Presentación en el Templo

La presentación en el templo sólo se relata en el evangelio de San Lucas:

Cuando se cumplieron los ocho días para circuncidar al niño, le pusieron por nombre Jesús, como lo había llamado el ángel antes de su concepción.

Cuando se cumplieron los días de su purificación, según la ley de Moisés, lo llevaron a Jerusalén para presentarlo al Señor, de acuerdo con lo escrito en la ley del Señor: «Todo varón primogénito será consagrado al Señor», y para entregar la oblación, como dice la ley del Señor: «un par de tórtolas o dos pichones». (Lc  2, 21-24)

 
La ley de Moisés decía que la mujer, después del parto, cuarenta días después del nacimiento de un hijo varón y ochenta de una hija, debía purificarse en el templo y dejar allí su ofrenda. Consumado el sacrificio, la mujer quedaba limpia de la impureza del parto. En el caso de la gente pobre, no se exigía sacrificar un cordero, sino dos palomas o tórtolas.

Sabemos que Cristo fue concebido sin mancha de pecado y que su Madre permanecía Virgen. Por eso, a ella evidentemente no le correspondía esta disposición de la ley. Sin embargo, a los ojos del mundo, le obligaba el mandato. Y entonces, con toda humildad, como María es obediente en todo al Dios de su pueblo, se somete a esta ceremonia tradicional y hace la ofrenda de los pobres: dos palomas.

Una segunda ley ordenaba ofrecerle a Dios al hijo varón primogénito. Desde la salida de Egipto, todo primogénito era propiedad de Dios y tenía que ser rescatado, mediante cierta suma de dinero. María cumplió también estrictamente con todas estas ordenanzas. Por supuesto, Cristo estaba exento de esa ley, ya que es el Hijo de Dios. Sin embargo quería darnos ejemplo de humildad, obediencia y devoción al renovar públicamente la propia oblación al Padre.

María no necesitaba purificarse, porque Dios la había preservado de toda mancha de pecado desde su concepción inmaculada. Y el Niño Jesús, por su parte, tampoco necesitaba ser ofrecido a Dios, porque era ya todo de Él desde la eternidad.

No obstante, María se somete libremente a las prescripciones de la ley de Moisés y acepta purificarse. Y Jesús ofrece al Padre el acto de su filial obediencia y devoción presentándose a Él en el templo a los pocos días de su nacimiento.

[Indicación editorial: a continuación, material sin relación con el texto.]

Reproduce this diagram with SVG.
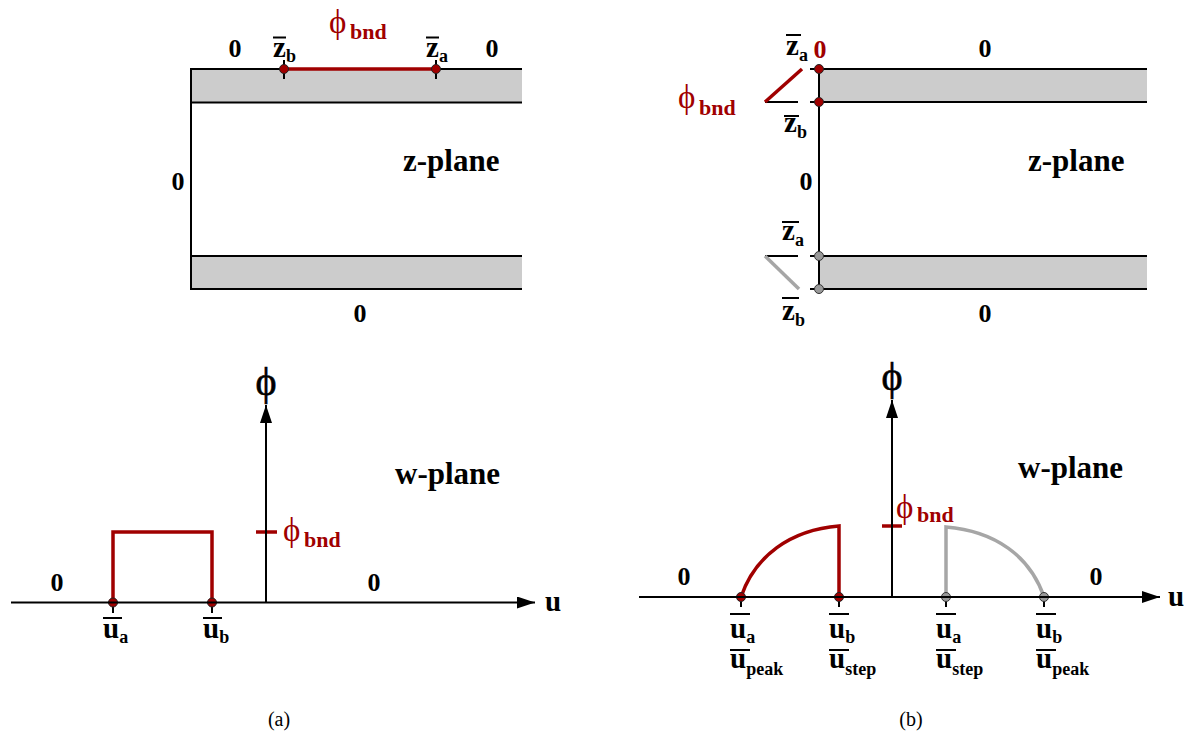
<svg xmlns="http://www.w3.org/2000/svg" width="1184" height="736" viewBox="0 0 1184 736">
<defs>
<style>
.ln{stroke:#000;stroke-width:2;fill:none}
.red{stroke:#a00000;stroke-width:3.5;fill:none}
.gry{stroke:#a6a6a6;stroke-width:3.5;fill:none}
.strip{fill:#cccccc;stroke:none}
.dr{fill:#a00000;stroke:#222;stroke-width:1}
.dg{fill:#999999;stroke:#333;stroke-width:1}
.ob{stroke:#000;stroke-width:2}
text{font-family:"Liberation Serif","Times New Roman",serif}
.b{font-weight:bold;fill:#000}
.z{font-size:26px;text-anchor:middle}
.pl{font-size:31px}
.lab{font-size:29px}
.sub{font-size:18px}
.phi{font-size:33px;font-weight:normal;fill:#a00000}
.bnd{font-size:22px;font-weight:bold;fill:#a00000}
.ax{font-size:40px;font-weight:normal;text-anchor:middle;fill:#000;stroke:#000;stroke-width:0.6}
.cap{font-size:20px;text-anchor:middle;fill:#000}
</style>
<marker id="arr" markerWidth="18" markerHeight="12" refX="18" refY="6" orient="auto" markerUnits="userSpaceOnUse">
<path d="M0,0 L18,6 L0,12 Z" fill="#000"/>
</marker>
</defs>

<!-- Panel (a) top: z-plane -->
<g id="a-zplane">
<rect class="strip" x="191" y="69" width="331" height="33.5"/>
<rect class="strip" x="191" y="256" width="331" height="33"/>
<path class="ln" d="M522,69 H191 V289 H522 M191,102.5 H522 M191,256 H522"/>
<line class="red" x1="284" y1="69" x2="436" y2="69"/>
<path class="ln" d="M284,60 V79 M436,60 V79"/>
<circle class="dr" cx="284" cy="69" r="4.5"/>
<circle class="dr" cx="436" cy="69" r="4.5"/>
<text class="b z" x="235" y="57">0</text>
<text class="b z" x="492" y="57">0</text>
<text class="b z" x="178" y="190">0</text>
<text class="b z" x="360" y="322">0</text>
<text class="b pl" x="403" y="171">z-plane</text>
<text class="b lab" x="273" y="57">z<tspan class="sub" dy="5">b</tspan></text>
<line class="ob" x1="273" y1="37.5" x2="286" y2="37.5"/>
<text class="b lab" x="426" y="57">z<tspan class="sub" dy="5">a</tspan></text>
<line class="ob" x1="426" y1="37.5" x2="439" y2="37.5"/>
<text class="phi" x="329" y="33">ϕ</text>
<text class="bnd" x="350" y="39">bnd</text>
</g>

<!-- Panel (b) top: z-plane -->
<g id="b-zplane">
<rect class="strip" x="819" y="69" width="328" height="33"/>
<rect class="strip" x="819" y="256" width="328" height="33"/>
<path class="ln" d="M1147,69 H819 V289 H1147 M819,102 H1147 M819,256 H1147"/>
<path class="ln" d="M810,69 H819 M810,102 H819 M765,102 H798 M810,256 H819 M810,289 H819 M765,256 H798"/>
<line class="red" x1="765" y1="102" x2="802" y2="69"/>
<line class="gry" x1="765" y1="256" x2="799" y2="289"/>
<circle class="dr" cx="819" cy="69" r="4.5"/>
<circle class="dr" cx="819" cy="102" r="4.5"/>
<circle class="dg" cx="819" cy="256" r="4.5"/>
<circle class="dg" cx="819" cy="289" r="4.5"/>
<text class="b lab" x="786" y="55">z<tspan class="sub" dy="6">a</tspan></text>
<line class="ob" x1="786" y1="35" x2="801" y2="35"/>
<text class="b z" x="820" y="58" style="fill:#a00000">0</text>
<text class="phi" x="678" y="108">ϕ</text>
<text class="bnd" x="699" y="115">bnd</text>
<text class="b lab" x="784" y="132">z<tspan class="sub" dy="6">b</tspan></text>
<line class="ob" x1="784" y1="116" x2="799" y2="116"/>
<text class="b z" x="985" y="57">0</text>
<text class="b pl" x="1028" y="171">z-plane</text>
<text class="b z" x="806" y="190">0</text>
<text class="b lab" x="782" y="240">z<tspan class="sub" dy="6">a</tspan></text>
<line class="ob" x1="782" y1="222" x2="799" y2="222"/>
<text class="b lab" x="782" y="320">z<tspan class="sub" dy="6">b</tspan></text>
<line class="ob" x1="782" y1="298" x2="799" y2="298"/>
<text class="b z" x="985" y="322">0</text>
</g>

<!-- Panel (a) bottom: w-plane -->
<g id="a-wplane">
<path class="red" d="M113,602.5 V532 H212 V602.5"/>
<line class="red" x1="256" y1="532" x2="277" y2="532"/>
<path class="ln" d="M113,602 V613 M212,602 V613"/>
<circle class="dr" cx="113" cy="602.5" r="4.5"/>
<circle class="dr" cx="212" cy="602.5" r="4.5"/>
<text class="ax" x="266" y="395">ϕ</text>
<text class="b z" x="57" y="591">0</text>
<text class="b z" x="374" y="591">0</text>
<text class="b pl" x="395" y="484">w-plane</text>
<text class="b lab" x="545" y="611">u</text>
<text class="phi" x="283" y="541">ϕ</text>
<text class="bnd" x="304" y="547">bnd</text>
<text class="b lab" x="103" y="638">u<tspan class="sub" dy="5">a</tspan></text>
<line class="ob" x1="103" y1="618" x2="122" y2="618"/>
<text class="b lab" x="203" y="638">u<tspan class="sub" dy="5">b</tspan></text>
<line class="ob" x1="203" y1="618" x2="222" y2="618"/>
</g>

<!-- Panel (b) bottom: w-plane -->
<g id="b-wplane">
<path class="red" d="M741,597 C755,556 790,530 839,526 V597"/>
<path class="gry" d="M946,597 V527 C995,531 1030,556 1044,597"/>
<line class="red" x1="882" y1="526" x2="902" y2="526"/>
<path class="ln" d="M741,597 V607 M839,597 V607 M946,597 V607 M1044,597 V607"/>
<circle class="dr" cx="741" cy="597" r="4.5"/>
<circle class="dr" cx="839" cy="597" r="4.5"/>
<circle class="dg" cx="946" cy="597" r="4.5"/>
<circle class="dg" cx="1044" cy="597" r="4.5"/>
<text class="ax" x="892" y="390">ϕ</text>
<text class="b z" x="684" y="585">0</text>
<text class="b z" x="1096" y="585">0</text>
<text class="b pl" x="1018" y="478">w-plane</text>
<text class="b lab" x="1168" y="606">u</text>
<text class="phi" x="896" y="518">ϕ</text>
<text class="bnd" x="917" y="522">bnd</text>
<text class="b lab" x="730" y="638">u<tspan class="sub" dy="5">a</tspan></text>
<line class="ob" x1="730" y1="614" x2="750" y2="614"/>
<text class="b lab" x="730" y="668">u<tspan class="sub" dy="7">peak</tspan></text>
<line class="ob" x1="730" y1="650" x2="750" y2="650"/>
<text class="b lab" x="829" y="638">u<tspan class="sub" dy="5">b</tspan></text>
<line class="ob" x1="829" y1="614" x2="849" y2="614"/>
<text class="b lab" x="829" y="668">u<tspan class="sub" dy="7">step</tspan></text>
<line class="ob" x1="829" y1="650" x2="849" y2="650"/>
<text class="b lab" x="936" y="638">u<tspan class="sub" dy="5">a</tspan></text>
<line class="ob" x1="936" y1="614" x2="956" y2="614"/>
<text class="b lab" x="936" y="668">u<tspan class="sub" dy="7">step</tspan></text>
<line class="ob" x1="936" y1="650" x2="956" y2="650"/>
<text class="b lab" x="1036" y="638">u<tspan class="sub" dy="5">b</tspan></text>
<line class="ob" x1="1036" y1="614" x2="1056" y2="614"/>
<text class="b lab" x="1036" y="668">u<tspan class="sub" dy="7">peak</tspan></text>
<line class="ob" x1="1036" y1="650" x2="1056" y2="650"/>
</g>

<!-- Axes (connectors) -->
<g id="connectors">
<line class="ln" x1="11" y1="602.5" x2="535" y2="602.5" marker-end="url(#arr)"/>
<line class="ln" x1="266" y1="602.5" x2="266" y2="405" marker-end="url(#arr)"/>
<line class="ln" x1="639" y1="597" x2="1160" y2="597" marker-end="url(#arr)"/>
<line class="ln" x1="892" y1="597" x2="892" y2="400" marker-end="url(#arr)"/>
</g>

<g id="captions">
<text class="cap" x="279" y="726">(a)</text>
<text class="cap" x="911" y="726">(b)</text>
</g>
</svg>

¿Por qué hacen esto si no era necesario para ellos? Lo hacen para que nosotros nos viésemos libres del yugo de la ley. Tanto María como Jesús, se sometieron voluntariamente a la Ley para liberarnos a nosotros de ella. Esto forma parte de plan de Dios de Salvación, Dios se hace hombre, se encarna en el seno de la Virgen María, para ser verdadero hombre y verdadero Dios y así poder redimirnos. Dios comienza esta redención desde el mismo momento de la Encarnación, aunque culmine con su pasión y muerte en la cruz.

¡Qué hermoso gesto de humildad y de obediencia amorosa a Dios de estas dos almas santísimas!.

Puedo aprender de su humildad dándome cuenta que aunque, con mi visión terrenal, me parezca que me merezco algunos privilegios, honores o alabanzas, tal vez por mis buenos actos, o por mi fe, o por mi piedad, o por la caridad que demuestro hacia el prójimo, etc., debo reconocer que no soy yo en realidad quien los merezco, sino Dios, porque lo bueno que hay en mí, no es cosa mía, sino que es esa semilla del Verbo Encarnado, esa imagen de Dios, que actúa en mi buscando hacer el Bien, buscando la Bondad y la Verdad. Dios cuando me dio la vida, me hizo a su imagen, sembró en mi corazón su Bondad y su Amor. Y esto es lo que me hace ser bueno, tener fe y caridad. Por eso los méritos son de Dios y no míos.

Puedo también aprender de su obediencia aceptando aquello que Dios me pide y me da. No entenderé a veces el porqué de algunas cosas, incluso algunas me parecerán injustas y dolorosas. Pero debo tener confianza en Dios, en que Él sabe lo que es necesario por mi bien y mi salvación y por el bien y la salvación de todos los seres humanos. Dios me soñó antes de que naciese y me puso en este momento de la historia junto con estas personas que hay a mí alrededor, no por casualidad, sino porque Él tiene un plan para mí y todo encaja en su plan de salvación de la humanidad. Yo debo aprender a obedecer y tener la esperanza de que algún día, cuando esté en su presencia, entenderé todo lo que ahora no entiendo.